Predictive Maintenance Saves Big in Lost Production Costs

Dairy producer checking milking machine.

For Leo Avila, maintenance manager at Prairie Farms Dairy in Dubuque, it is not a matter of if, but when, critical equipment stops functioning and how many dollars are lost.

Avila is responsible for running the multimilliondollar dairy coop facility that operates 24 hours per day. Inevitably, one of the hundreds of machines at the facility will experience a critical malfunction. Recently, it was a motor in one of the milk homogenizer processing lines. “It just quit,” Avila recalls. “I got the call at midnight, and we worked nonstop to fix it by 4 p.m. the next day. We lost 16 hours of production, about 20% of that day’s production, translating into about $60,000.”

Avila knew there had to be a better way. Twenty years ago, at a conference, he heard about “predictive maintenance,” in which sensors monitor critical machinery and issue alerts about potential problems.

Predictive maintenance has its roots in the post-World War II technology boom, but for decades it was not widely available and was prohibitively expensive. At a recent CIRAS event, Avila learned how simple sensor technologies could be used as part of a predictive maintenance program for key equipment.

Avila explored sensor systems for machine monitoring. Most lower-cost systems provide periodic performance snapshots. However, Avila sought a system that provided continuous data monitoring.

Dairy cows with a gallon of produced milk.

Before turning to CIRAS, the only way Avila believed Prairie Farms could test equipment was to invest in purchasing.

Kirk Haaland, CIRAS project manager, helped Avila rethink ways to reduce the risks of this approach to evaluate their sensor needs and examine the machines.

“Costs for machine shutdowns lasting for hours could run into the hundreds of thousands of dollars. Implementing this equipment would help prevent those unexpected failures to avoid that cost,” Haaland says.

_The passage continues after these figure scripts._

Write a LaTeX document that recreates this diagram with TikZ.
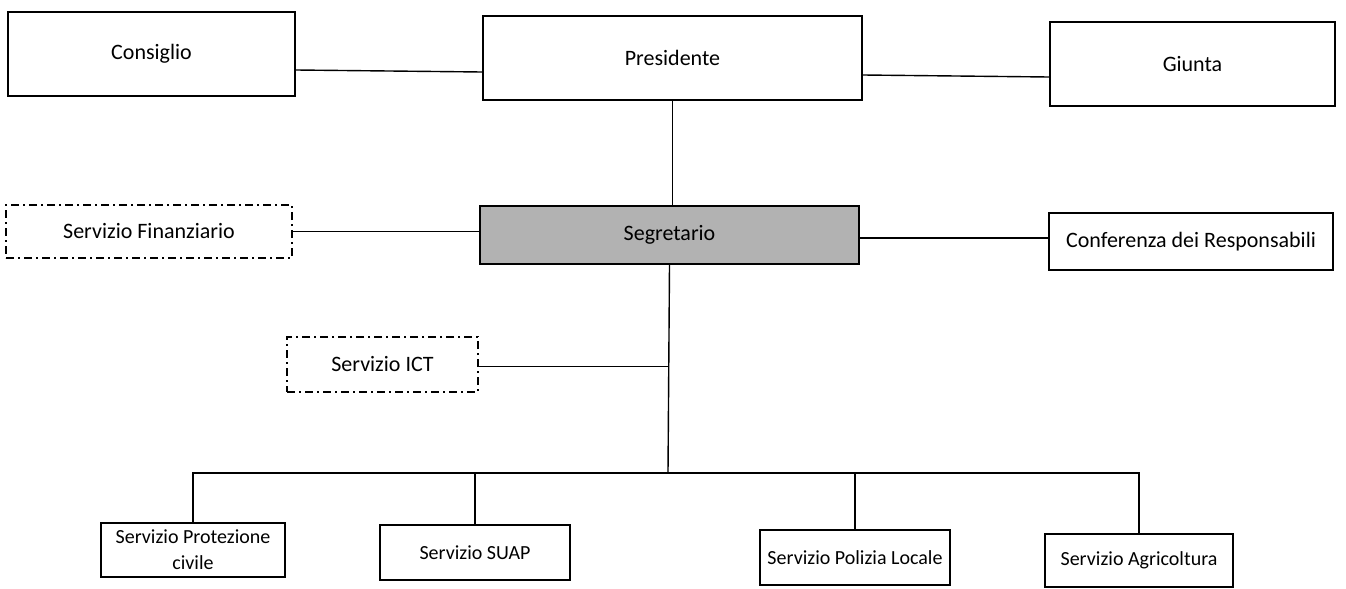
\documentclass[tikz,border=0pt]{standalone}
\usepackage{fontspec}
\setmainfont{Carlito}
\usetikzlibrary{calc}
\tikzset{
	ufficio/.style={draw, line width=1.1pt, fill=white, inner sep=0pt, align=center, font=\fontsize{11}{13}\selectfont},
	servizio/.style={draw, line width=1.1pt, fill=white, inner sep=0pt, align=center, font=\fontsize{10}{13}\selectfont},
	staff/.style={draw, line width=0.7pt, dash pattern=on 4pt off 2pt on 1pt off 2pt, inner sep=0pt, font=\fontsize{11}{13}\selectfont},
	filo/.style={line width=0.7pt}
}

\begin{document}
\begin{tikzpicture}[x=0.5pt, y=-0.5pt]
			%%%%% START %%%%%
			\useasboundingbox (0, 0) rectangle (1346, 589);
			
			\node[ufficio, minimum width=143.5pt, minimum height=42pt] (cons) at (151.5, 54) {Consiglio};
			\node[ufficio, minimum width=189.5pt, minimum height=42pt] (pres) at (672.5, 58) {Presidente};
			\node[ufficio, minimum width=142.5pt, minimum height=42pt] (giun) at (1192.5, 64) {Giunta};
			
			\draw[filo] ([yshift=-8pt]cons.east) -- ([yshift=-7pt]pres.west);
			\draw[filo] ([yshift=-8.5pt]pres.east) -- ([yshift=-6.5pt]giun.west);
			
			\node[staff, minimum width=143pt, minimum height=26.5pt] (fin) at (149, 231.5) {Servizio Finanziario};
			\node[ufficio, fill=black!30, minimum width=189.5pt, minimum height=29pt] (segr) at (669.5, 235) {Segretario};
			\node[ufficio, minimum width=142pt, minimum height=28.5pt] (conf) at (1191, 241.5) {Conferenza dei Responsabili};
			
			\draw[filo] (pres.south) -- (pres.south |- segr.north);
			\draw[filo] (fin.east) -- (fin.east -| segr.west);
			\draw[filo] ([yshift=-1.5pt]segr.east) -- ([yshift=-1.5pt]segr.east -| conf.west);
			
			\node[staff, minimum width=95.5pt, minimum height=27.5pt] (ict) at (382.5, 364.5) {Servizio ICT};
			
			\coordinate (bus) at (668, 473);
			\draw[filo] (segr.south) -- (bus);
			\draw[filo] ([yshift=-1pt]ict.east) -- ([yshift=-1pt]ict.east -| bus);
			
			\node[servizio, minimum width=92pt, minimum height=27pt] (prot) at (193, 550) {Servizio Protezione\\civile};
			\node[servizio, minimum width=95pt, minimum height=27.5pt] (suap) at (475, 552.5) {Servizio SUAP};
			\node[servizio, minimum width=95pt, minimum height=27.5pt] (pol) at (855, 557.5) {Servizio Polizia Locale};
			\node[servizio, minimum width=94pt, minimum height=26.5pt] (agr) at (1139, 560.5) {Servizio Agricoltura};
			
			\draw[filo] (prot.north) -- (prot.north |- bus) -- (agr.north |- bus) -- (agr.north);
			\draw[filo] (suap.north) -- (suap.north |- bus);
			\draw[filo] (pol.north) -- (pol.north |- bus);
			
			%%%%% END %%%%%
\end{tikzpicture}
\end{document}
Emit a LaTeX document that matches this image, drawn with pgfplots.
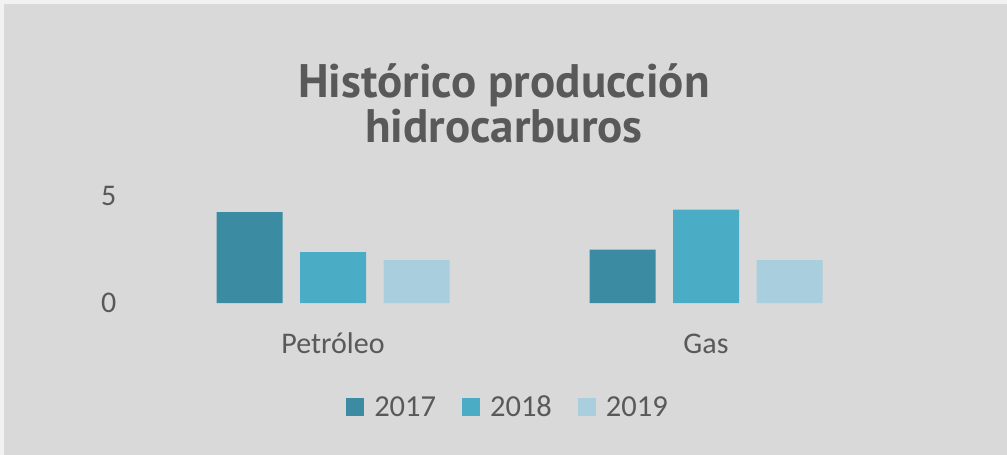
\documentclass[border=0pt]{standalone}
\usepackage{pgfplots}
\pgfplotsset{compat=1.18}
\usepackage{fontspec}
\setmainfont{Carlito}
\newfontfamily\titlefont{PT Sans}
\definecolor{bgout}{HTML}{F2F2F2}
\definecolor{bgin}{HTML}{D9D9D9}
\definecolor{txt}{HTML}{595959}
\definecolor{cA}{HTML}{3B8BA3}
\definecolor{cB}{HTML}{4BACC6}
\definecolor{cC}{HTML}{A9CEDD}

\begin{document}
\begin{tikzpicture}[x=1pt,y=1pt]
% page and chart area (y runs downward as negative)
\fill[bgout] (0,0) rectangle (1007,-455);
\fill[bgin] (4,-4) rectangle (1007,-455);
\path[use as bounding box] (0,0) rectangle (1007,-455);
\coordinate (plotorigin) at (146.5,-303);

\node[anchor=base,text=txt,inner sep=0] at (504,-97.7)
  {\titlefont\bfseries\fontsize{47}{54}\selectfont Histórico producción};
\node[anchor=base,text=txt,inner sep=0] at (504,-142)
  {\titlefont\bfseries\fontsize{47}{54}\selectfont hidrocarburos};

\begin{axis}[
  at={(plotorigin)}, anchor=south west,
  scale only axis, width=746pt, height=107pt,
  ybar=17.5pt, bar width=66pt,
  xmin=-0.5, xmax=1.5, ymin=0, ymax=5,
  xtick=data, xticklabels={Petróleo,Gas},
  ytick={0,5},
  axis line style={draw=none},
  major tick length=0pt,
  /pgf/number format/assume math mode=true,
  tick label style={font=\fontsize{30}{36}\selectfont, text=txt, inner sep=0},
  xticklabel style={anchor=base, yshift=-50pt},
  yticklabel style={anchor=east, xshift=-30pt},
  legend style={at={(0.4846,-0.972)}, anchor=center, draw=none, fill=none,
    legend columns=3, font=\fontsize{30.5}{36}\selectfont, text=txt,
    inner sep=0pt,
    /tikz/every odd column/.append style={column sep=8pt},
    /tikz/every even column/.append style={column sep=24pt}},
  legend image code/.code={\fill[#1] (0pt,-9pt) rectangle (18pt,9pt);},
  legend cell align=left,
]
\addplot[fill=cA,draw=none] coordinates {(0,4.25) (1,2.49)};
\addplot[fill=cB,draw=none] coordinates {(0,2.38) (1,4.36)};
\addplot[fill=cC,draw=none] coordinates {(0,2.00) (1,2.00)};
\legend{2017,2018,2019}
\end{axis}
\end{tikzpicture}
\end{document}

“Kirk helped us see the potential benefits for our machines,” Avila says. “CIRAS provided us with visionary knowledge.”

CIRAS led a two-week sensor pilot at Prairie Farms Dairy to help them evaluate the benefits and mitigate investment risks of technology adoption.

Prairie Farms is now planning to invest $35,000 in a sensor system. It would take only one incident, like the homogenizer’s failure, to recoup those costs.

“We are so thankful for all the help we got from CIRAS,” Avila says. “We had no idea this sensor pilot program was out there for companies to use.”